===== Recorded information =====

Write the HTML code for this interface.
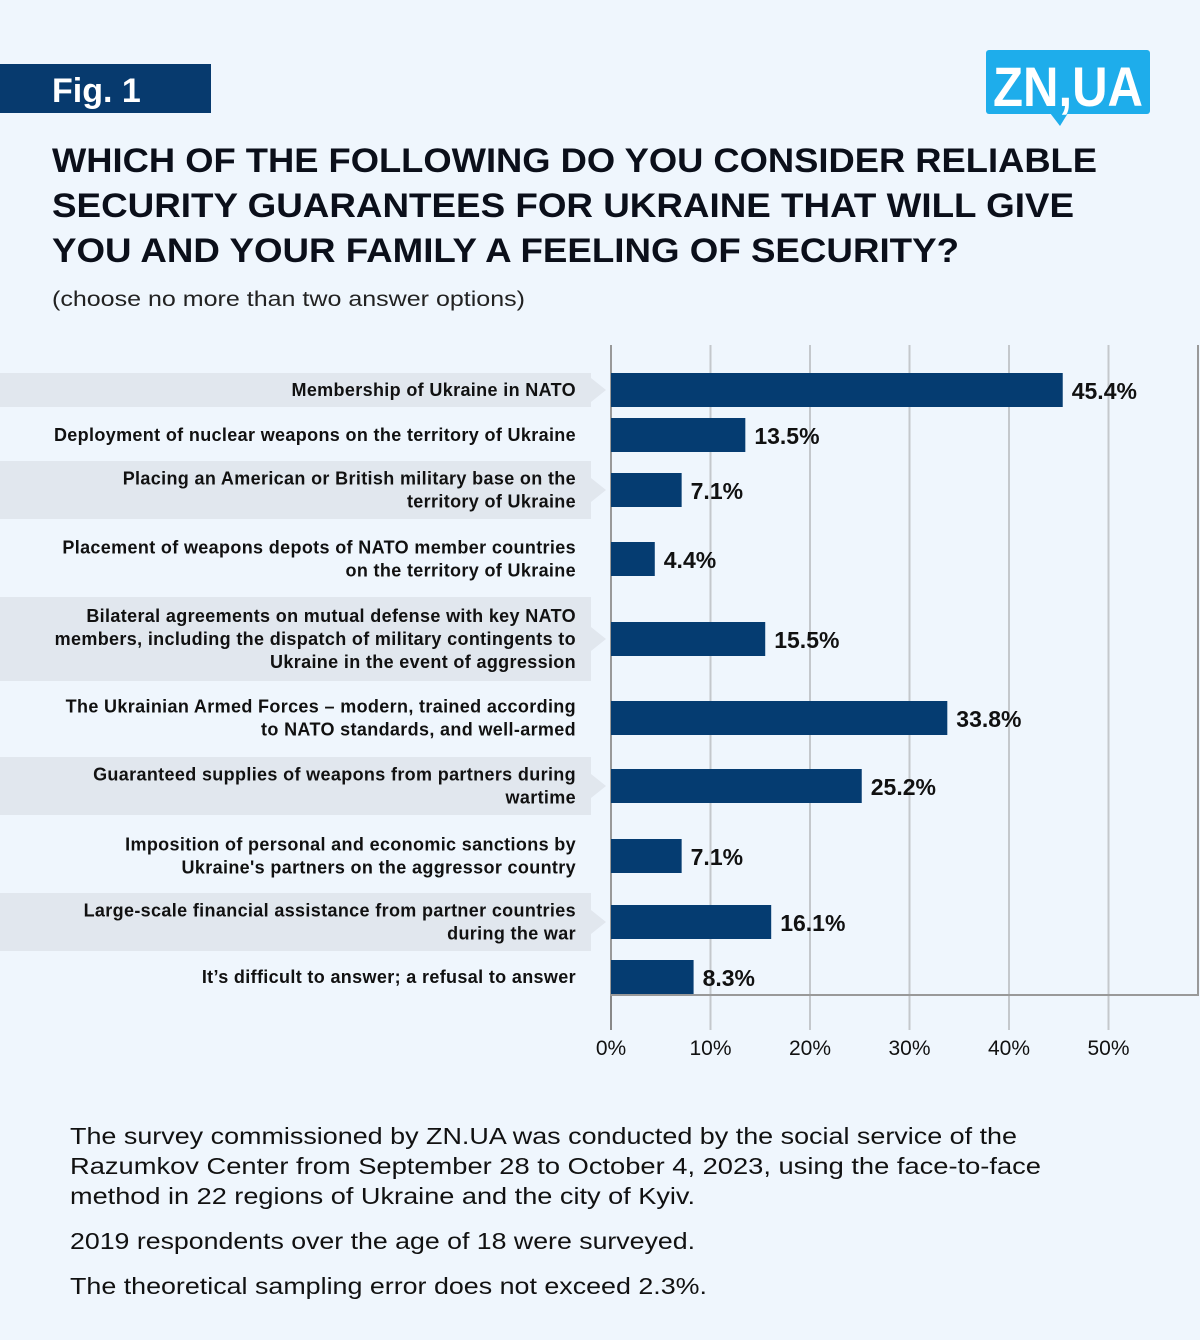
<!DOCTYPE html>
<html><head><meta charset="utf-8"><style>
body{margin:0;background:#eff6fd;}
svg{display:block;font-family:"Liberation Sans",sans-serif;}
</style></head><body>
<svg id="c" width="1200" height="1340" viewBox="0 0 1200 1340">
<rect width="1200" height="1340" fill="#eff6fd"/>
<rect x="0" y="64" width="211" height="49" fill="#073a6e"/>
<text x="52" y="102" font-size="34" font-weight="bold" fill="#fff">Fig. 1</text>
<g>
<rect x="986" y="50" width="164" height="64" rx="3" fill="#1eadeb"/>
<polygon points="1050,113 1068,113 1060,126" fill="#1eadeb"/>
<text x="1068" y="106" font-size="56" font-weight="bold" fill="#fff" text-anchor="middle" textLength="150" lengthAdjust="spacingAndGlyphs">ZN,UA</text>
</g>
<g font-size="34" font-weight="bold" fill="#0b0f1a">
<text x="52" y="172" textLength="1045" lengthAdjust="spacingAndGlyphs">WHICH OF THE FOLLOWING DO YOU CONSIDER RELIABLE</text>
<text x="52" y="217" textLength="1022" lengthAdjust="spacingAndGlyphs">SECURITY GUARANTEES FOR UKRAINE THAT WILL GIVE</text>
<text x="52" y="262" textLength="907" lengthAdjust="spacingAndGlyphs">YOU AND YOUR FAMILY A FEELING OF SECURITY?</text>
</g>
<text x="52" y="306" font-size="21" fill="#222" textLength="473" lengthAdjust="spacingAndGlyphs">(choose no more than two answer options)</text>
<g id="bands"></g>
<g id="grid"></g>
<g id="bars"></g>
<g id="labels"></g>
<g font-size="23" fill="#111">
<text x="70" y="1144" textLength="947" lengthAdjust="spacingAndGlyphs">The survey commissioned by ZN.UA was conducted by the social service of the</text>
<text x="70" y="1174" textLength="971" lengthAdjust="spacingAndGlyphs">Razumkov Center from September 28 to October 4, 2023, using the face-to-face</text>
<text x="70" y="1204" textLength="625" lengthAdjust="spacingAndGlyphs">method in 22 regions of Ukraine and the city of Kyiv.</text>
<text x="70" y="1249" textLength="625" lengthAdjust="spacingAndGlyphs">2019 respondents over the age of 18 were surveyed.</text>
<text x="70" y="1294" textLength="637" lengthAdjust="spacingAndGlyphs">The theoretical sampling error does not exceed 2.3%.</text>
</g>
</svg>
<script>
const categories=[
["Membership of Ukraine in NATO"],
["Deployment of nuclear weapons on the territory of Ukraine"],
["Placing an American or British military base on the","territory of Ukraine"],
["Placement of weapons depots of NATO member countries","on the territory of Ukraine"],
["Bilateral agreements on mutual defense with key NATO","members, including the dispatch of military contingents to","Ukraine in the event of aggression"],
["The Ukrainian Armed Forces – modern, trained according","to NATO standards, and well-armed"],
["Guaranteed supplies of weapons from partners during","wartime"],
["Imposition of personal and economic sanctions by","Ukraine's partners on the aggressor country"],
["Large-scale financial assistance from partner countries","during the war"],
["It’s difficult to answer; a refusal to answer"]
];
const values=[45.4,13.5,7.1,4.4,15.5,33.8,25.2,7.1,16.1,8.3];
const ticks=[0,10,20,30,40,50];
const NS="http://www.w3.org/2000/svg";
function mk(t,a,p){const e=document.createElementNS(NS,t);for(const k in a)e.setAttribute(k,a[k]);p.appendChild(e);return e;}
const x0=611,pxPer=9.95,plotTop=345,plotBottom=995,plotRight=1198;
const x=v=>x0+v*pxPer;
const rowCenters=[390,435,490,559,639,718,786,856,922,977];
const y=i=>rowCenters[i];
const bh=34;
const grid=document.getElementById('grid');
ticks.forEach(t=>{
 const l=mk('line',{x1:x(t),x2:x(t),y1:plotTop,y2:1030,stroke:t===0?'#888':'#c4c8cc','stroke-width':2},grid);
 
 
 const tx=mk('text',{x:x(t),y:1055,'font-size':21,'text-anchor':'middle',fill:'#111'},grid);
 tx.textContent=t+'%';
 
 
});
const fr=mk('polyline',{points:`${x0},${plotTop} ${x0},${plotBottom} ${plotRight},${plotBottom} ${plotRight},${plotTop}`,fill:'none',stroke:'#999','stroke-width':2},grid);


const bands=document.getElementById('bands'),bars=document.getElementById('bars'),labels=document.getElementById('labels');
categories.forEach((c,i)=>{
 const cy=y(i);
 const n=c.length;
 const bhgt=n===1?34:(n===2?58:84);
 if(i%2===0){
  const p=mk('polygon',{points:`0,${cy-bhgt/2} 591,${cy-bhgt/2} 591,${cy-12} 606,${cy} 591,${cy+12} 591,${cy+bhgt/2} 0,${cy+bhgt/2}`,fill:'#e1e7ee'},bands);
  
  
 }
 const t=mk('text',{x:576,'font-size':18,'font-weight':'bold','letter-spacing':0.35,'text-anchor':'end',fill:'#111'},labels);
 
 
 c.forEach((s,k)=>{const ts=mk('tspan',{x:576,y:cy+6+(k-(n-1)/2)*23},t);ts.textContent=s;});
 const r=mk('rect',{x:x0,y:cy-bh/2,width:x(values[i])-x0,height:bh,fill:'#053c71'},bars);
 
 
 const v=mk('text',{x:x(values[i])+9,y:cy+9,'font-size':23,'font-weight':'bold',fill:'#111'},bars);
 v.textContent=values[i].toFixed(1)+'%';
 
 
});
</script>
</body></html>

=====

## Request
Copy every line above word for word and exclude the pictures.

## Answer for this exercise
Write the HTML code for this interface.
<!DOCTYPE html>
<html><head><meta charset="utf-8"><style>
body{margin:0;background:#eff6fd;}
svg{display:block;font-family:"Liberation Sans",sans-serif;}
</style></head><body>
<svg id="c" width="1200" height="1340" viewBox="0 0 1200 1340">
<rect width="1200" height="1340" fill="#eff6fd"/>
<rect x="0" y="64" width="211" height="49" fill="#073a6e"/>
<text x="52" y="102" font-size="34" font-weight="bold" fill="#fff">Fig. 1</text>
<g>
<rect x="986" y="50" width="164" height="64" rx="3" fill="#1eadeb"/>
<polygon points="1050,113 1068,113 1060,126" fill="#1eadeb"/>
<text x="1068" y="106" font-size="56" font-weight="bold" fill="#fff" text-anchor="middle" textLength="150" lengthAdjust="spacingAndGlyphs">ZN,UA</text>
</g>
<g font-size="34" font-weight="bold" fill="#0b0f1a">
<text x="52" y="172" textLength="1045" lengthAdjust="spacingAndGlyphs">WHICH OF THE FOLLOWING DO YOU CONSIDER RELIABLE</text>
<text x="52" y="217" textLength="1022" lengthAdjust="spacingAndGlyphs">SECURITY GUARANTEES FOR UKRAINE THAT WILL GIVE</text>
<text x="52" y="262" textLength="907" lengthAdjust="spacingAndGlyphs">YOU AND YOUR FAMILY A FEELING OF SECURITY?</text>
</g>
<text x="52" y="306" font-size="21" fill="#222" textLength="473" lengthAdjust="spacingAndGlyphs">(choose no more than two answer options)</text>
<g id="bands"></g>
<g id="grid"></g>
<g id="bars"></g>
<g id="labels"></g>
<g font-size="23" fill="#111">
<text x="70" y="1144" textLength="947" lengthAdjust="spacingAndGlyphs">The survey commissioned by ZN.UA was conducted by the social service of the</text>
<text x="70" y="1174" textLength="971" lengthAdjust="spacingAndGlyphs">Razumkov Center from September 28 to October 4, 2023, using the face-to-face</text>
<text x="70" y="1204" textLength="625" lengthAdjust="spacingAndGlyphs">method in 22 regions of Ukraine and the city of Kyiv.</text>
<text x="70" y="1249" textLength="625" lengthAdjust="spacingAndGlyphs">2019 respondents over the age of 18 were surveyed.</text>
<text x="70" y="1294" textLength="637" lengthAdjust="spacingAndGlyphs">The theoretical sampling error does not exceed 2.3%.</text>
</g>
</svg>
<script>
const categories=[
["Membership of Ukraine in NATO"],
["Deployment of nuclear weapons on the territory of Ukraine"],
["Placing an American or British military base on the","territory of Ukraine"],
["Placement of weapons depots of NATO member countries","on the territory of Ukraine"],
["Bilateral agreements on mutual defense with key NATO","members, including the dispatch of military contingents to","Ukraine in the event of aggression"],
["The Ukrainian Armed Forces – modern, trained according","to NATO standards, and well-armed"],
["Guaranteed supplies of weapons from partners during","wartime"],
["Imposition of personal and economic sanctions by","Ukraine's partners on the aggressor country"],
["Large-scale financial assistance from partner countries","during the war"],
["It’s difficult to answer; a refusal to answer"]
];
const values=[45.4,13.5,7.1,4.4,15.5,33.8,25.2,7.1,16.1,8.3];
const ticks=[0,10,20,30,40,50];
const NS="http://www.w3.org/2000/svg";
function mk(t,a,p){const e=document.createElementNS(NS,t);for(const k in a)e.setAttribute(k,a[k]);p.appendChild(e);return e;}
const x0=611,pxPer=9.95,plotTop=345,plotBottom=995,plotRight=1198;
const x=v=>x0+v*pxPer;
const rowCenters=[390,435,490,559,639,718,786,856,922,977];
const y=i=>rowCenters[i];
const bh=34;
const grid=document.getElementById('grid');
ticks.forEach(t=>{
 const l=mk('line',{x1:x(t),x2:x(t),y1:plotTop,y2:1030,stroke:t===0?'#888':'#c4c8cc','stroke-width':2},grid);
 
 
 const tx=mk('text',{x:x(t),y:1055,'font-size':21,'text-anchor':'middle',fill:'#111'},grid);
 tx.textContent=t+'%';
 
 
});
const fr=mk('polyline',{points:`${x0},${plotTop} ${x0},${plotBottom} ${plotRight},${plotBottom} ${plotRight},${plotTop}`,fill:'none',stroke:'#999','stroke-width':2},grid);


const bands=document.getElementById('bands'),bars=document.getElementById('bars'),labels=document.getElementById('labels');
categories.forEach((c,i)=>{
 const cy=y(i);
 const n=c.length;
 const bhgt=n===1?34:(n===2?58:84);
 if(i%2===0){
  const p=mk('polygon',{points:`0,${cy-bhgt/2} 591,${cy-bhgt/2} 591,${cy-12} 606,${cy} 591,${cy+12} 591,${cy+bhgt/2} 0,${cy+bhgt/2}`,fill:'#e1e7ee'},bands);
  
  
 }
 const t=mk('text',{x:576,'font-size':18,'font-weight':'bold','letter-spacing':0.35,'text-anchor':'end',fill:'#111'},labels);
 
 
 c.forEach((s,k)=>{const ts=mk('tspan',{x:576,y:cy+6+(k-(n-1)/2)*23},t);ts.textContent=s;});
 const r=mk('rect',{x:x0,y:cy-bh/2,width:x(values[i])-x0,height:bh,fill:'#053c71'},bars);
 
 
 const v=mk('text',{x:x(values[i])+9,y:cy+9,'font-size':23,'font-weight':'bold',fill:'#111'},bars);
 v.textContent=values[i].toFixed(1)+'%';
 
 
});
</script>
</body></html>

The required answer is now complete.